In the November 2009 unveiling of the facade. Mr. Gehry took the stage and looked straight up at the 76 stories. After a three-second pause, he turned back to the audience, “No Viagra!”
The building is 1 foot taller than the Trump World Tower, which had been the city’s tallest residential tower. “I told Bruce to make it a foot lower so we don’t have to deal with him [Trump],” Mr. Gehry said. “You know, he asked me to do a project for him and I turned him down; and then I went to a thing for Peter Arnell, something for the Fire Department, and Trump was seated next to me because he’s a friend of Peter’s. And he turned his back to me. I tried to shake his hand and he said, ‘I don’t talk to people like you.’ So he doesn’t talk to me.”
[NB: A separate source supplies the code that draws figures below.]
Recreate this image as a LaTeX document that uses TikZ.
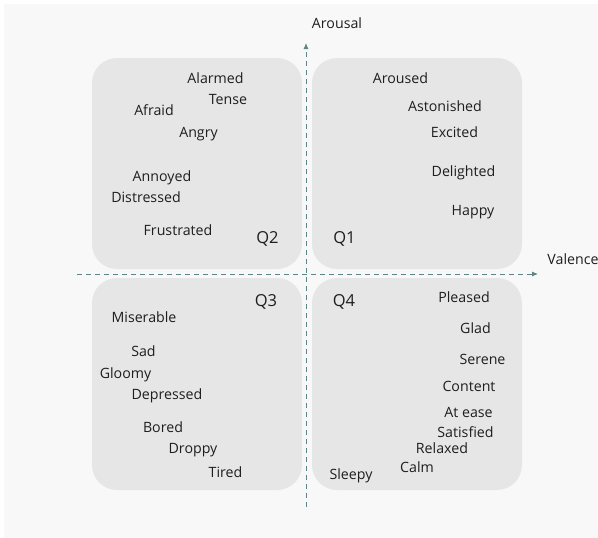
\documentclass[tikz,border=0pt]{standalone}
\usepackage{fontspec}
\setmainfont{Open Sans}
\usetikzlibrary{arrows.meta}
\usetikzlibrary{positioning}

\definecolor{boxgray}{HTML}{E6E6E6}
\definecolor{axisteal}{HTML}{5E8585}
\definecolor{wordgray}{HTML}{1E1E1E}
\definecolor{pagegray}{HTML}{F8F8F8}

\begin{document}
\begin{tikzpicture}[x=1pt,y=-1pt,
        quad/.style={fill=boxgray,rounded corners=25pt},
        word/.style={text=wordgray,font=\fontsize{14.2}{16}\selectfont,inner sep=0pt,anchor=base},
        qname/.style={text=wordgray,font=\fontsize{16.5}{18}\selectfont,inner sep=0pt,anchor=base},
        axis/.style={draw=axisteal,dash pattern=on 5pt off 4pt,line width=0.9pt,-{Latex[length=6pt,width=5pt]}}]
        \useasboundingbox (0,0) rectangle (598,538);
        \fill[pagegray] (4,4) rectangle (598,538);
        % quadrants
        \fill[quad] (92,58) rectangle (302,269);
        \fill[quad] (312,58) rectangle (522,269);
        \fill[quad] (92,278) rectangle (302,490);
        \fill[quad] (312,278) rectangle (522,490);
        % axes
        \coordinate (vlow) at (306,507);
        \coordinate (vtop) at (306,43);
        \coordinate (hleft) at (77,274);
        \coordinate (hright) at (538,274);
        \draw[axis] (vlow) -- (vtop);
        \draw[axis] (hleft) -- (hright);
        \node [word] (arousal) at (337,28) {Arousal};
        \node [word] (valence) at (573,264) {Valence};
        % Q2
        \node [word] (alarmed) at (215.5,83) {Alarmed};
        \node [word] (tense) at (228,104) {Tense};
        \node [word] (afraid) at (154,115) {Afraid};
        \node [word] (angry) at (198.5,137) {Angry};
        \node [word] (annoyed) at (162,181) {Annoyed};
        \node [word] (distressed) at (146,202) {Distressed};
        \node [word] (frustrated) at (178,235) {Frustrated};
        \node [qname] (q2) at (267.5,243) {Q2};
        % Q1
        \node [word] (aroused) at (400.5,83) {Aroused};
        \node [word] (astonished) at (445,111) {Astonished};
        \node [word] (excited) at (454.5,137) {Excited};
        \node [word] (delighted) at (463.5,176) {Delighted};
        \node [word] (happy) at (473,215) {Happy};
        \node [qname] (q1) at (344.5,243) {Q1};
        % Q3
        \node [qname] (q3) at (266,306.5) {Q3};
        \node [word] (miserable) at (144,322) {Miserable};
        \node [word] (sad) at (143.5,356) {Sad};
        \node [word] (gloomy) at (125.5,378) {Gloomy};
        \node [word] (depressed) at (167,399) {Depressed};
        \node [word] (bored) at (163,432) {Bored};
        \node [word] (droppy) at (193,453) {Droppy};
        \node [word] (tired) at (225.5,477) {Tired};
        % Q4
        \node [qname] (q4) at (344,306.5) {Q4};
        \node [word] (pleased) at (464,302) {Pleased};
        \node [word] (glad) at (475.5,333) {Glad};
        \node [word] (serene) at (482.5,364) {Serene};
        \node [word] (content) at (469,391) {Content};
        \node [word] (atease) at (468.5,417) {At ease};
        \node [word] (satisfied) at (465.5,437) {Satisfied};
        \node [word] (relaxed) at (442,453) {Relaxed};
        \node [word] (calm) at (417,472) {Calm};
        \node [word] (sleepy) at (351,479) {Sleepy};
\end{tikzpicture}
\end{document}
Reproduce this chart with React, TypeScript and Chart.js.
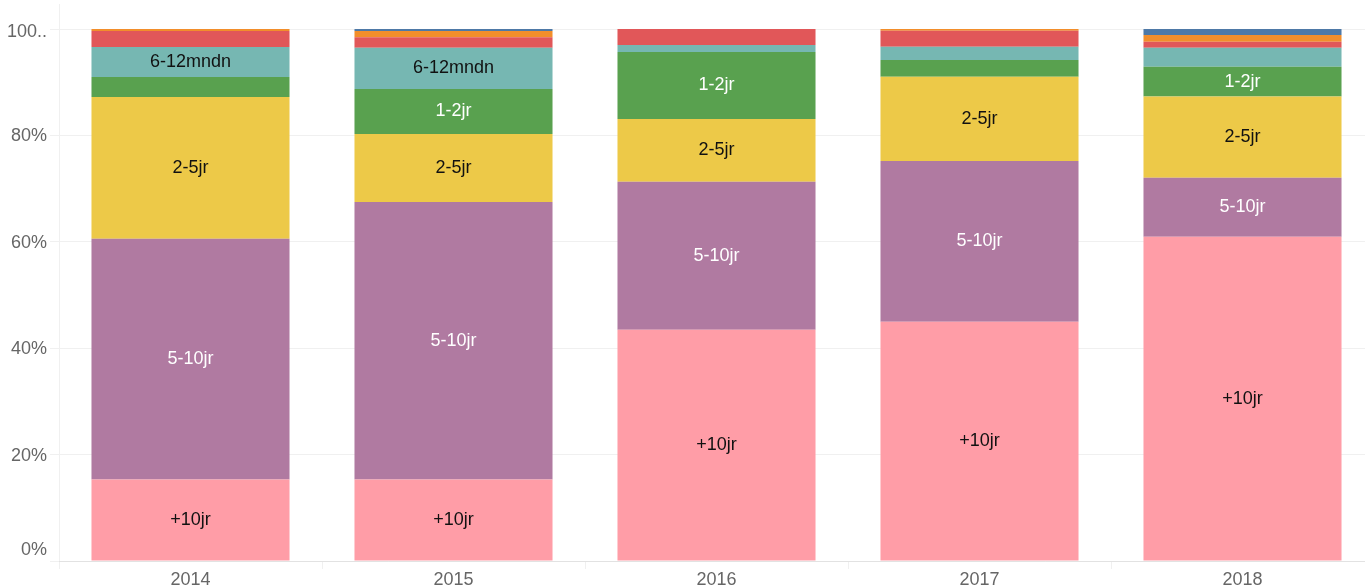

“Well, it’s his loss, right?” Mr. Rechichi, the project manager, soothed.
“I don’t care.” Mr. Gehry shrugged irreverently. After several seconds of silence, he said quietly, “I don’t like his hairdo anyway.”
Mr. Trump replied bluntly, “Maybe I just don’t find him interesting. It doesn’t mean I don’t like him.” He also said he does not know what project of his Mr. Gehry might have turned down. “I really only like one job he has done–that was in Balboa. I’m not a fan of much of his work, although he’s a darling.”
“LOOK, HERE’S A good example of the bay window,” Mr. Gehry beckoned into a small room.
The squarely built Mr. Gehry was dressed in all black, with round-toed leather slip-on loafers, freshly shined. While he stopped playing ice hockey three years ago, he still runs 30 minutes on the treadmill or swims laps daily. Tufts of white hair, a sleek digital-faced watch and stainless-steel rimmed eyeglasses are his only accessories.
“It’s like standing in space, isn’t it? It’s fantastic! I mean when people see this they’re going to go crazy!” Mr. Gehry beamed.
The repeated bay window, which undulates across the buildings’s facade, was inspired by Mr. Gehry’s fascination with the drawings of fabric by Renaissance artists. “You know the difference in the folds, don’t you?” he asked excitedly. “Bernini is edgier, Michelangelo is softer. I went for Bernini. I did a Michelangelo once in Dusseldorf; the curves are softer.”